Reducing the complexity of visual navigation: Optical track controller for long‐range unmanned aerial vehicles

Abstract

AbstractUsing vision for navigation of airborne systems provides an opportunity for motion relative to the ground to be controlled in the absence of other supporting sensors including global navigation satellite systems. Rather than relying on computationally intensive localization techniques such as online map construction, identification and tracking of landmarks, or otherwise producing an explicit quantitative estimate of position, we propose and have experimentally demonstrated a closed‐loop visual navigation reflex which we term the optical ground course controller. The behavior is applicable to fixed wing aircraft traversing long ranges, and reduces the online computation and sensors required compared to other visual methods. This method combines the kinematics of fixed wing aircraft flight, the direction of apparent motion of an image sequence, and a magnetic compass to create a bioinspired optomotor reflex similar to those observed in insects.
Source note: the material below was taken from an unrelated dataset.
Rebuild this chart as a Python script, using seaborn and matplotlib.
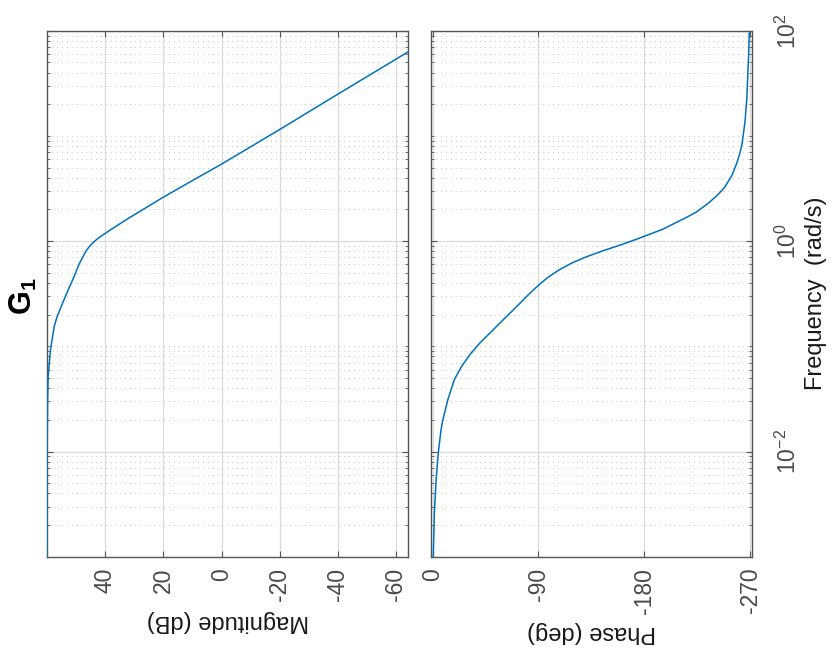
import numpy as np
import matplotlib
matplotlib.use("Agg")
import matplotlib.pyplot as plt
import seaborn as sns
from matplotlib.ticker import FixedLocator, NullFormatter

# Werte (Frequenz in rad/s)
freq_mag = [0.001, 0.003, 0.01, 0.03, 0.052, 0.093, 0.155, 0.192, 0.297, 0.459,
            0.60, 0.711, 0.804, 0.917, 1.01, 1.10, 1.27, 1.58, 2.62, 4.15, 5.35,
            11.5, 24.6, 63.1, 100.0]
mag_db = [60.1, 60.1, 60.05, 59.9, 59.7, 58.9, 57.6, 56.6, 53.8, 50.8,
          49.1, 47.7, 46.7, 45.1, 43.5, 41.8, 38.4, 33.1, 20.0, 7.3, 0.2,
          -20.0, -39.7, -64.3, -76.0]

freq_ph = [0.001, 0.00265, 0.00548, 0.00977, 0.0163, 0.0203, 0.0313, 0.0484,
           0.0647, 0.0834, 0.1076, 0.140, 0.179, 0.248, 0.310, 0.384, 0.452, 0.532,
           0.620, 0.711, 0.810, 0.916, 1.00, 1.10, 1.30, 1.50, 1.66, 1.88, 2.29, 2.75,
           3.26, 4.20, 5.43, 6.80, 8.4, 13.96, 23.2, 59.7, 95.5]
phase_deg = [-0.5, -1.5, -3.0, -4.8, -7.2, -8.8, -13.0, -18.5,
             -24.7, -31.7, -40.2, -50.5, -60.1, -73.0, -81.5, -90.4, -98.0, -107.5,
             -118.5, -131.0, -145.0, -159.4, -169.0, -179.0, -196.0, -207.0, -215.0, -224.0,
             -234.5, -242.5, -248.5, -254.5, -258.5, -261.3, -263.2, -265.8, -267.3, -268.8, -269.3]

mag_ticks = [40, 20, 0, -20, -40, -60]
phase_ticks = [0, -90, -180, -270]
freq_ticks = [1e-2, 1e0, 1e2]
freq_ticklabels = ["$10^{-2}$", "$10^{0}$", "$10^{2}$"]

sns.set_theme(style="white")
plt.rcParams['font.family'] = ['Liberation Sans', 'DejaVu Sans']
plt.rcParams['mathtext.default'] = 'regular'

W, H = 833, 656
fig = plt.figure(figsize=(W / 100, H / 100), dpi=100)
fig.patch.set_facecolor("white")

top, bottom = 30.7, 556.7
ax_mag = fig.add_axes([47 / W, 1 - bottom / H, (408 - 47) / W, (bottom - top) / H])
ax_ph = fig.add_axes([431 / W, 1 - bottom / H, (751.7 - 431) / W, (bottom - top) / H])

line_col = "#0072BD"
edge_col = "#555555"
tick_txt = "#4a4a4a"

sns.lineplot(x=mag_db, y=freq_mag, orient="y", estimator=None, color=line_col, lw=1.1,
             ax=ax_mag, zorder=3)
sns.lineplot(x=phase_deg, y=freq_ph, orient="y", estimator=None, color=line_col, lw=1.1,
             ax=ax_ph, zorder=3)

minor_pos = [k * 10.0 ** e for e in range(-3, 2) for k in range(1, 10)]
minor_pos = [m for m in minor_pos if not any(np.isclose(m, t) for t in freq_ticks)]

for ax in (ax_mag, ax_ph):
    ax.set_yscale("log")
    ax.set_ylim(1e-3, 1e2)
    ax.yaxis.set_major_locator(FixedLocator(freq_ticks))
    ax.yaxis.set_minor_locator(FixedLocator(minor_pos))
    ax.yaxis.set_minor_formatter(NullFormatter())
    ax.grid(True, which="major", color="#dadada", lw=0.9, ls="-")
    ax.grid(True, which="minor", axis="y", color="#c4c4c4", lw=0.7, ls=(0, (1, 4)))
    ax.set_axisbelow(True)
    for s in ax.spines.values():
        s.set_color(edge_col)
        s.set_linewidth(1.0)
    ax.tick_params(which="both", direction="in", colors=edge_col, labelcolor=tick_txt,
                   top=True, bottom=True, left=True, right=True, labelsize=16.5)
    ax.tick_params(which="major", length=4.5, width=0.8)
    ax.tick_params(which="minor", length=2.2, width=0.6)
    ax.tick_params(axis="x", pad=8, labelrotation=90)
    ax.set_ylabel("")

# Betrag
ax_mag.set_xlim(60.1, -64.2)
ax_mag.set_xticks(mag_ticks)
ax_mag.set_xticklabels([str(t) for t in mag_ticks])
ax_mag.tick_params(axis="y", labelleft=False, labelright=False)
ax_mag.set_xlabel("Magnitude (dB)", rotation=180, fontsize=17, color="#1a1a1a", va="center")
ax_mag.xaxis.set_label_coords(0.5, (bottom - 621) / (bottom - top))

# Phase
ax_ph.set_xlim(1.4, -271.4)
ax_ph.set_xticks(phase_ticks)
ax_ph.set_xticklabels([str(t) for t in phase_ticks])
ax_ph.set_yticklabels(freq_ticklabels)
ax_ph.tick_params(axis="y", labelleft=False, labelright=True, pad=17)
for lab in ax_ph.get_yticklabels():
    lab.set_rotation(90)
    lab.set_va("center")
ax_ph.set_xlabel("Phase (deg)", rotation=180, fontsize=17, color="#1a1a1a", va="center")
ax_ph.xaxis.set_label_coords(0.5, (bottom - 632) / (bottom - top))
ax_ph.yaxis.set_label_position("right")
ax_ph.set_ylabel("Frequency  (rad/s)", rotation=90, fontsize=17, color="#1a1a1a",
                 va="center", ha="center")
ax_ph.yaxis.set_label_coords((816 - 431) / (751.7 - 431), 0.5)

# Titel links (gedreht)
fig.text(23 / W, 1 - 296 / H, "G$_1$", rotation=90, fontsize=22, fontweight="bold",
         ha="center", va="center", color="black")

fig.savefig("out.png", dpi=100, facecolor="white")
This behavior accurately controls track in the inertial reference frame (path taken over the ground) with only limited dependence on altitude, speed, and wind. We show that the proposed behavior is naturally convergent and stable, and present experimental results from simulation and real‐world flight demonstrating that the method performs robustly, producing improvement over both magnetic‐referenced and visual odometry‐based navigation within the limits of the sensor.